Yates Mill

Last week I was passing through Raleigh, North Carolina and I stopped by Yates Mill on Lake Wheeler Road. Yates Mill is a fully restored, and operational circa 1756 gristmill.  Located in Historic Yates Mill County Park, the mill is listed on the National Register of Historic Places and is the only restored operational automatic mill in North Carolina and probably the most complete, accurate, and original example in the country. Head miller William Robbins kindly showed me around and invited me back to watch the mill operate and grind corn meal, which they do every 3rd weekend of the month, March through November. For more information, go to http://www.ncsu.edu/project/yates-mill/home.htm or http://www.wakegov.com/parks/yatesmill/default.htm.

(Photographs copyright 2011 by Dan Routh0

Cox’s Mill

A mile or so from the Hinshaw Barn near Buffalo Ford on the Deep River in Randolph County, North Carolina is Cox’s Mill, the last intact water powered grist mill in the county and one of the last in the state. Built around 1900 on Mill Creek by a Beane, it was run by several different millers during it’s history. It sits adjacent to an 18th century mill site also called Cox’s mill. Raymond and Flossie Cox ran the mill from 1938 till around 1983, grinding flour and cornmeal and then feed, using water for power till 1953 and then converting to diesel and electricity. The mill is closed now, but all of the equipment is still on site and intact including the wheel.

I stopped by the mill on a snowy day to take a couple of photographs and spoke to Miss Flossie as she is called. She talked about the history of the mill she and her husband worked for over 40 years (and she worked the equipment beside her husband Raymond) and she told me of some of the other folks who were connected to it. I found out her mother was my great aunt’s sister; small world. Then she told me that John Routh also once ran the mill. I was floored. John was my great grandfather and I live in his house. I knew he was a miller all his life, but never knew his connection with this mill.

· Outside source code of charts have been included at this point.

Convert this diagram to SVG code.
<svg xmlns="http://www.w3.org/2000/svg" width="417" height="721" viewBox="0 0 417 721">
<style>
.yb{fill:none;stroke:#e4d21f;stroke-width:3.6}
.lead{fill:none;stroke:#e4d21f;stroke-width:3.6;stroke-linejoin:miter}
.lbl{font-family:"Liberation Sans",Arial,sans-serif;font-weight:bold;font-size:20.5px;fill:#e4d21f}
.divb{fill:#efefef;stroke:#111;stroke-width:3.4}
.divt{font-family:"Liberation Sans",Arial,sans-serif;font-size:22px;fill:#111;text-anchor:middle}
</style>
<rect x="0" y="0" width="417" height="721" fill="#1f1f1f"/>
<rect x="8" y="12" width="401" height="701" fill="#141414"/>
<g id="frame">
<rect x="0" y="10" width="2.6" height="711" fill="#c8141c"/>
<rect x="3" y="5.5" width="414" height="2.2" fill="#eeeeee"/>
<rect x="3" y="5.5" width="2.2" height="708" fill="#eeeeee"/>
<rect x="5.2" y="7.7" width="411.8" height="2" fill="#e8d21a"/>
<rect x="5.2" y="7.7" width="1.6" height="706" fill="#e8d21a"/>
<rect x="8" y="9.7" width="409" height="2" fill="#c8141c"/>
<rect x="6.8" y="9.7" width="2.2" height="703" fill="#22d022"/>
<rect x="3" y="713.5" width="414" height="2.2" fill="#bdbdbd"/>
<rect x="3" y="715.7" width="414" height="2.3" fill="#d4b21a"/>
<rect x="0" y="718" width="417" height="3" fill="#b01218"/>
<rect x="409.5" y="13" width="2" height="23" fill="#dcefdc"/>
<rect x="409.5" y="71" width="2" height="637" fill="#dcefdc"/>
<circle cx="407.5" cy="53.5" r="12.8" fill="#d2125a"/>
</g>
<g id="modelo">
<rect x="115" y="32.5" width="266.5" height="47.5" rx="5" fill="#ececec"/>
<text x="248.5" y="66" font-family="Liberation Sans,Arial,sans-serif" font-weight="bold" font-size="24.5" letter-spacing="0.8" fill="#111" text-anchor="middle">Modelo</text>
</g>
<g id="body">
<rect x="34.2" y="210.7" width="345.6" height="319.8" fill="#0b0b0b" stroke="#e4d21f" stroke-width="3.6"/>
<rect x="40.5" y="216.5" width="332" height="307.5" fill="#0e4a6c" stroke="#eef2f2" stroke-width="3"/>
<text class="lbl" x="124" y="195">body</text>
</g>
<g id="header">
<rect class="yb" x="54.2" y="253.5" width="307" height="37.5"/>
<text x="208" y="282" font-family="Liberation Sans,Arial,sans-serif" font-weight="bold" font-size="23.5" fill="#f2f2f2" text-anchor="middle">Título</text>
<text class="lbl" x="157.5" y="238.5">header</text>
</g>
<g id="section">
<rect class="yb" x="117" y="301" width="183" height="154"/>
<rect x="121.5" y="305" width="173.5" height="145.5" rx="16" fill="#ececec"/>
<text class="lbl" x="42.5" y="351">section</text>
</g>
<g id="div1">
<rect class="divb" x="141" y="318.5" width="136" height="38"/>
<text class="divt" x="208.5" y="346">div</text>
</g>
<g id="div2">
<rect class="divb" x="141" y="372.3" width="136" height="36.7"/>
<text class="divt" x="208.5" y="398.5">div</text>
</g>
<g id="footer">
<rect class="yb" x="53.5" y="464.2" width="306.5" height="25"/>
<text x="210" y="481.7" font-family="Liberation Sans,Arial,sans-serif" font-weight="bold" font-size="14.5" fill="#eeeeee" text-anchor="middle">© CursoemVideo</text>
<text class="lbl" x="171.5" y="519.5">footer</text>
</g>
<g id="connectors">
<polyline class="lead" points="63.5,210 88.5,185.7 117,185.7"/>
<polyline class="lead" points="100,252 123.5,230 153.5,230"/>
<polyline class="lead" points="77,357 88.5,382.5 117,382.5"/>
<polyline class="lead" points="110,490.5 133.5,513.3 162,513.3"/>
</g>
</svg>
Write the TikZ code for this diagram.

I don’t know how long Cox’s Mill will remain. Though intact, the roof is failing and the creek is slowly eating away at it’s foundation. Unless someone restores it, and that’s not likely, it will soon disappear and along with it the last chapter of a part of Randolph County history.

Flossie and Raymond Cox (Photo courtesy of Flossie Cox)

(Photographs copyright 2010 by Dan Routh)

Fire in Franklinville


I visited another mill yesterday in Randolph County, but this time the circumstances were more unfortunate than usual. The Franklinsville Manufacturing Company, also known as the Franklinville Mill built in 1838 and the oldest water powered cotton mill left in North Carolina was heavily damaged by a fire, probably caused by arson. I met Mac Whatley of the Randolph Heritage Conservancy who owns the mill and had hoped to preserve and restore the most historic parts into a museum. Mac showed me around and the damage was pretty extensive. A very old 3 story part of the structure was destroyed. Fortunately, a portion of the mill housing a large number of historic textile artifacts was saved and they are being moved to safer storage. Old buildings like this probably don’t seem important to most people, but the cotton textile industry was at one time the backbone of the local Randolph County economy and Deep River was lined with similar facilities. The most historic of those mills deserve to be preserved and the loss of this one in Franklinville is particularly painful. For more information on the history of the mill, go to http://www.cottonmillmuseum.org.









(Photographs copyright 2010 by Dan Routh)

Mill Machinery


I made a trip out to the Old Mill of Guilford yesterday to pick up some stone ground grits for my son in New Hampshire. He’s in school at Dartmouth, and evidently grits are hard to come by in Hanover. I pick some up for him every couple of months. I enjoy going by the mill and looking at the old milling machinery. I come from a family that had about four generations of millers, so there must be some flour in my genes. And, you can fit 14 pounds of grits nicely in a USPS Flat Rate Box.






(Photographs copyright 2010 by Dan Routh)

Feline Repose

(Photograph copyright 2010 by Dan Routh)

Strutting down his wooden catwalk,
Whiskers poised, he purrs and stalks
Mice below the mill worn bedrocks,
But first he stops to strike a pose.

Yes, he knows that we can see him.
We are guests within his kingdom.
Nothing stays unless he lets them
(He even chases off the crows).

After noon he’ll find a shadow
Chase it as he fights a battle
Under brush, through herds of cattle,
Until he stops to then repose.

(Poetry copyright 2010 by Devin Routh)

Loading Feed

(Photograph copyright 2010 by Dan Routh)

Neighbor Bobby Bradds loads hog feed at the local mill in Julian, North Carolina. It’s an old style feed mill where farmers can still bring their own grain and have it custom ground. Bobby raises “farm raised” pork for the local Greensboro market. His hogs are allowed to roam in a pasture and not shut up in commercial pens, part of the rising “slow food” movement in our area.